● WRITTEN INSTRUCTION
Read the records and gather each line that includes "page".

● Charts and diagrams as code
▼▼▼

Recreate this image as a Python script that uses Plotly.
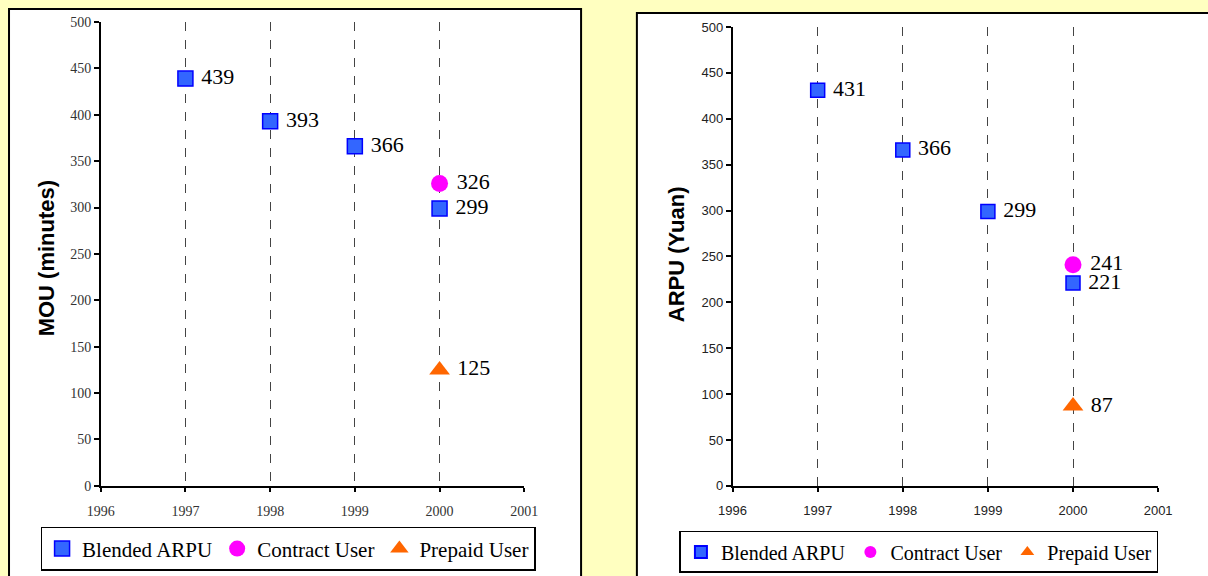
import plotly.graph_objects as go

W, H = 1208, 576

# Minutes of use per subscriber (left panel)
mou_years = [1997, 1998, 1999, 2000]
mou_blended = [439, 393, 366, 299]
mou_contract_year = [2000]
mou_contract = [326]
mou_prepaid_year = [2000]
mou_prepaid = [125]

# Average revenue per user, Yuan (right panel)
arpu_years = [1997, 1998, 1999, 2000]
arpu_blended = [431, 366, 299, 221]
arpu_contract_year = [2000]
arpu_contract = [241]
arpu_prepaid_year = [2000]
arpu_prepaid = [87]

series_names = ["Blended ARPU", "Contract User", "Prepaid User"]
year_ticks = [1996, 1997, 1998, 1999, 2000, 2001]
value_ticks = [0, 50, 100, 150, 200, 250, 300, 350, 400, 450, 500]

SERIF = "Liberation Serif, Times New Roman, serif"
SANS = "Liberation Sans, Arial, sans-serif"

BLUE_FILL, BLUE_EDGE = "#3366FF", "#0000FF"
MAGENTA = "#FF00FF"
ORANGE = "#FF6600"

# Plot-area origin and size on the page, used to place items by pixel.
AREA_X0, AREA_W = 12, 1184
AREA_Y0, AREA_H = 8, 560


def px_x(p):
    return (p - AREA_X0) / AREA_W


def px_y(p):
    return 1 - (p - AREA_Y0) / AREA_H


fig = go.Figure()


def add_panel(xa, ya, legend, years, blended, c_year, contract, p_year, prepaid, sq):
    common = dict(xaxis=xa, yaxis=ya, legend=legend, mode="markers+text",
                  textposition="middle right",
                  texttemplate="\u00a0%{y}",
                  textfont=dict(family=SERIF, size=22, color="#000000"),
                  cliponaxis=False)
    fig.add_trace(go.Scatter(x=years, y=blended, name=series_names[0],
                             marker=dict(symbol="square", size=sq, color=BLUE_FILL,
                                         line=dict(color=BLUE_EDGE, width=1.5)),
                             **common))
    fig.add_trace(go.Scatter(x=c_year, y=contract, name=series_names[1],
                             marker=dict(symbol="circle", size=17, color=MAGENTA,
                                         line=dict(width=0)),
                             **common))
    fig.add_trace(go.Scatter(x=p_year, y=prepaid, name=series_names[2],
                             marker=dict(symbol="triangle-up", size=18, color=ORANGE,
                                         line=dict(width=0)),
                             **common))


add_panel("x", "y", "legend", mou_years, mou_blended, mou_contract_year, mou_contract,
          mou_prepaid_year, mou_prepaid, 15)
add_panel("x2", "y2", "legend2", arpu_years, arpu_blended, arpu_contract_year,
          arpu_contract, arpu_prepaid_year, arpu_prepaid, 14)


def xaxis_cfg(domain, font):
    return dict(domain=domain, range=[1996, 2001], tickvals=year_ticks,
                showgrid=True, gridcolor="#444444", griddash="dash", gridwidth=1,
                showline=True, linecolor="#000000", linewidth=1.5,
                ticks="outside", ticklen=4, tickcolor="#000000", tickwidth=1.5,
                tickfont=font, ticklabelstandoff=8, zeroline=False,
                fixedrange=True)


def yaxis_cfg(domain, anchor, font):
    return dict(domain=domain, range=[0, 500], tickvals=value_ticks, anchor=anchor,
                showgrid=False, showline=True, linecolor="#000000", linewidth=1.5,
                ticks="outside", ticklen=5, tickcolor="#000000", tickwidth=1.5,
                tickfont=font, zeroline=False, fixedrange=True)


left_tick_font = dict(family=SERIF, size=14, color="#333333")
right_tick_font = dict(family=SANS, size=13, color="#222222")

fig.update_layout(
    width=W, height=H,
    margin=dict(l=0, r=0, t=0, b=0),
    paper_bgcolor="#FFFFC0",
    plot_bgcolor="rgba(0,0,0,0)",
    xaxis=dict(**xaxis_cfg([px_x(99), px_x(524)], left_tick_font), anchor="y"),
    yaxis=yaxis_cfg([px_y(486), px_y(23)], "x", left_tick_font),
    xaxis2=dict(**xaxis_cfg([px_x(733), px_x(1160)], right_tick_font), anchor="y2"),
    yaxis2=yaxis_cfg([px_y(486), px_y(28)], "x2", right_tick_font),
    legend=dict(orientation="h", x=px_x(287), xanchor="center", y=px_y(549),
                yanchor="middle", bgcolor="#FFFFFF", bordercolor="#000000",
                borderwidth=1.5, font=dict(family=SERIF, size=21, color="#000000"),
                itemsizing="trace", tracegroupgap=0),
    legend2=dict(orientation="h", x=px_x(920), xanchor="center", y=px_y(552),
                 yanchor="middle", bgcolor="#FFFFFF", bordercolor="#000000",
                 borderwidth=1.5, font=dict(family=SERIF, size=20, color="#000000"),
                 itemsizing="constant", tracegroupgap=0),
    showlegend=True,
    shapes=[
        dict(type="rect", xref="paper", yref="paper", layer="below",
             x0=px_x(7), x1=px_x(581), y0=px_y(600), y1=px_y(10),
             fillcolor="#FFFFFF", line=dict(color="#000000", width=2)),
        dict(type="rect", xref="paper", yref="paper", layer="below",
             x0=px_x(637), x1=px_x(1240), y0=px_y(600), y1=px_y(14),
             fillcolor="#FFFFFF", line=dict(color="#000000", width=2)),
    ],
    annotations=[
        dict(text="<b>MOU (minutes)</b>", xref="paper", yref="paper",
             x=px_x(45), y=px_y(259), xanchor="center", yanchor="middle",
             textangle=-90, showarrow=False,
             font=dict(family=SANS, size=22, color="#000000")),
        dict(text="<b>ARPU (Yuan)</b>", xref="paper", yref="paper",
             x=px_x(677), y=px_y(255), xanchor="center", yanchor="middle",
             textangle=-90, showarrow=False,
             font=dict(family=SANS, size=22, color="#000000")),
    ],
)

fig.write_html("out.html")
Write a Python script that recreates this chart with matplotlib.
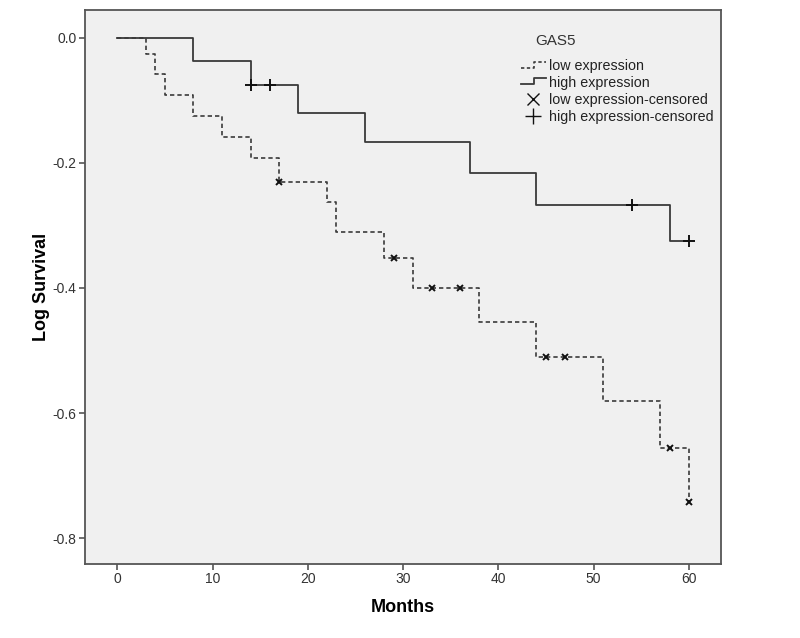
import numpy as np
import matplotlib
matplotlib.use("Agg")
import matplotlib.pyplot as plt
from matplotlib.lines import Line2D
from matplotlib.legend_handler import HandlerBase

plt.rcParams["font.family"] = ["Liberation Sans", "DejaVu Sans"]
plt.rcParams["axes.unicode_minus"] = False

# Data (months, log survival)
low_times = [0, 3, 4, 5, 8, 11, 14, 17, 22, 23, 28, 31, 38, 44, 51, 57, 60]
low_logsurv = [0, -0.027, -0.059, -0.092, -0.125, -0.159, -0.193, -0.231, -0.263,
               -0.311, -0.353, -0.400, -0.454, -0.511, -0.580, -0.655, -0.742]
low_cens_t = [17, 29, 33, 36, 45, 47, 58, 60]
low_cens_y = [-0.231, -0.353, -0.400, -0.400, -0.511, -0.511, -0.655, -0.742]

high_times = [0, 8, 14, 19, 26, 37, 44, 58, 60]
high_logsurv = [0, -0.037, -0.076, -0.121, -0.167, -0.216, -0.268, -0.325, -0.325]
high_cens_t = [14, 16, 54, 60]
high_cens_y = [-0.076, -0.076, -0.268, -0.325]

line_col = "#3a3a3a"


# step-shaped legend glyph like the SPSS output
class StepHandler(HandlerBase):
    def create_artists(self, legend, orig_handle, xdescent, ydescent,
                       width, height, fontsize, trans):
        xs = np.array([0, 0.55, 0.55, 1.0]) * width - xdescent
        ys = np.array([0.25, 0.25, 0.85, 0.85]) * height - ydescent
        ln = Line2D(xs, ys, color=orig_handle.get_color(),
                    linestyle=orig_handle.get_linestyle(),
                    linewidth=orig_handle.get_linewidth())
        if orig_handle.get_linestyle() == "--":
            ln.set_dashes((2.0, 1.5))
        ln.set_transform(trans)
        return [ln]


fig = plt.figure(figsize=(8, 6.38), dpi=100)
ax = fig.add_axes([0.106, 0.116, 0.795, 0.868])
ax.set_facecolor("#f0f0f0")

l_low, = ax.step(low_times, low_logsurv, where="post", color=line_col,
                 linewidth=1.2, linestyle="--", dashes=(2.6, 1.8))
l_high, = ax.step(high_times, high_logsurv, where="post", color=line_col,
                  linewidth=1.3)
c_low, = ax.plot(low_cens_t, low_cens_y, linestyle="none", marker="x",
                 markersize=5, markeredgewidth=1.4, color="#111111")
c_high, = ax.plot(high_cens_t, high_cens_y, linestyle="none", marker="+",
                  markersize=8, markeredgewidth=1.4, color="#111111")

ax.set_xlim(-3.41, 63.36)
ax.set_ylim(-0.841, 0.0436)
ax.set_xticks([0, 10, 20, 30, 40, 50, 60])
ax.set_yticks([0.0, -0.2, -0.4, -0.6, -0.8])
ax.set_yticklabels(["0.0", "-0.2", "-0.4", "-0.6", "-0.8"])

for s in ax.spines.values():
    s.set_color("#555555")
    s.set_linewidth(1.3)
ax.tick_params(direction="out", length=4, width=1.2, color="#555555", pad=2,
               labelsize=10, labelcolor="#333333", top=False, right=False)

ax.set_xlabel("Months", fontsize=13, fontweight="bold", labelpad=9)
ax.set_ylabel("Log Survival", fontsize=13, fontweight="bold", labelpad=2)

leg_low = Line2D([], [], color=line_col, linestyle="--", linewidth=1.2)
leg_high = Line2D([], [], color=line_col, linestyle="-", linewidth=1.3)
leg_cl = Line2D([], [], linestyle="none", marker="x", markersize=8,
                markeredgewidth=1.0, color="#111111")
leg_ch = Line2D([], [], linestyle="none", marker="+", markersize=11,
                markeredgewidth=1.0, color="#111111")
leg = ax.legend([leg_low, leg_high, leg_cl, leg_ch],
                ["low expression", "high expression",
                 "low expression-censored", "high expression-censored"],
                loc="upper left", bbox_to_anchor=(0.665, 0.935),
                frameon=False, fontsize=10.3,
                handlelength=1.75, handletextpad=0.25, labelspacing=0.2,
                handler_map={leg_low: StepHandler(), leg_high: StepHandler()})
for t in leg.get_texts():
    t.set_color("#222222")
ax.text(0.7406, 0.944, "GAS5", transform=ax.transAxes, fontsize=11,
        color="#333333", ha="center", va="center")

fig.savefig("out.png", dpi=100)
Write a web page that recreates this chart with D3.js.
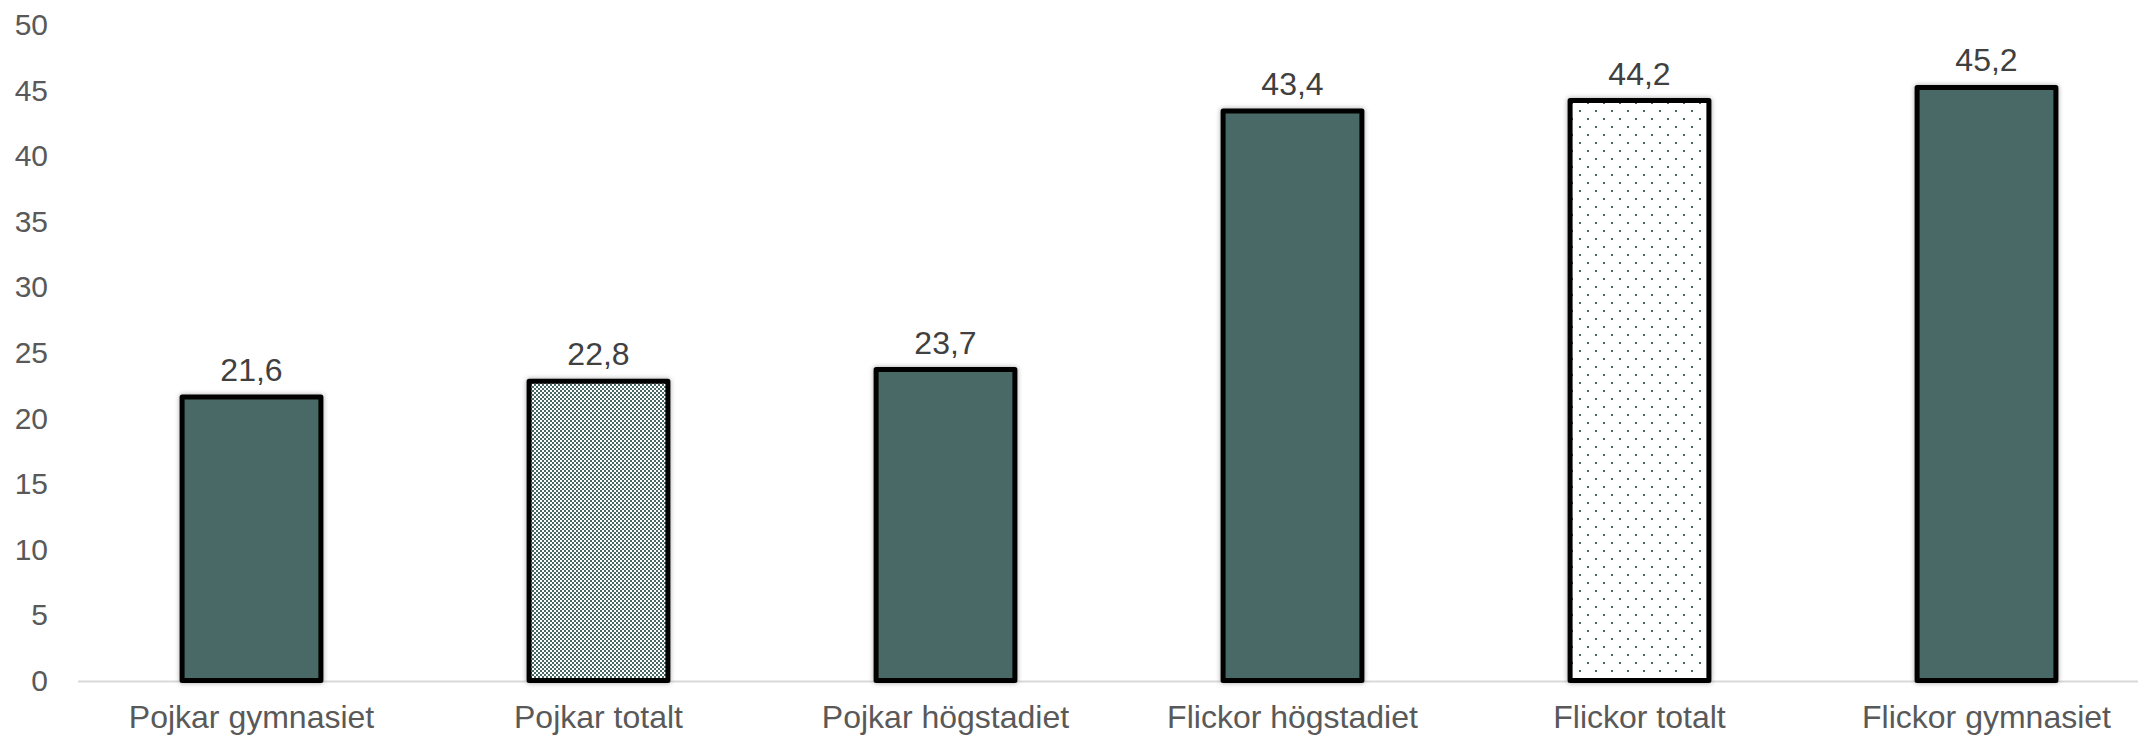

▲▲▲

● ANSWER BELOW
# Plot-area origin and size on the page, used to place items by pixel.
Write a web page that recreates this chart with D3.js.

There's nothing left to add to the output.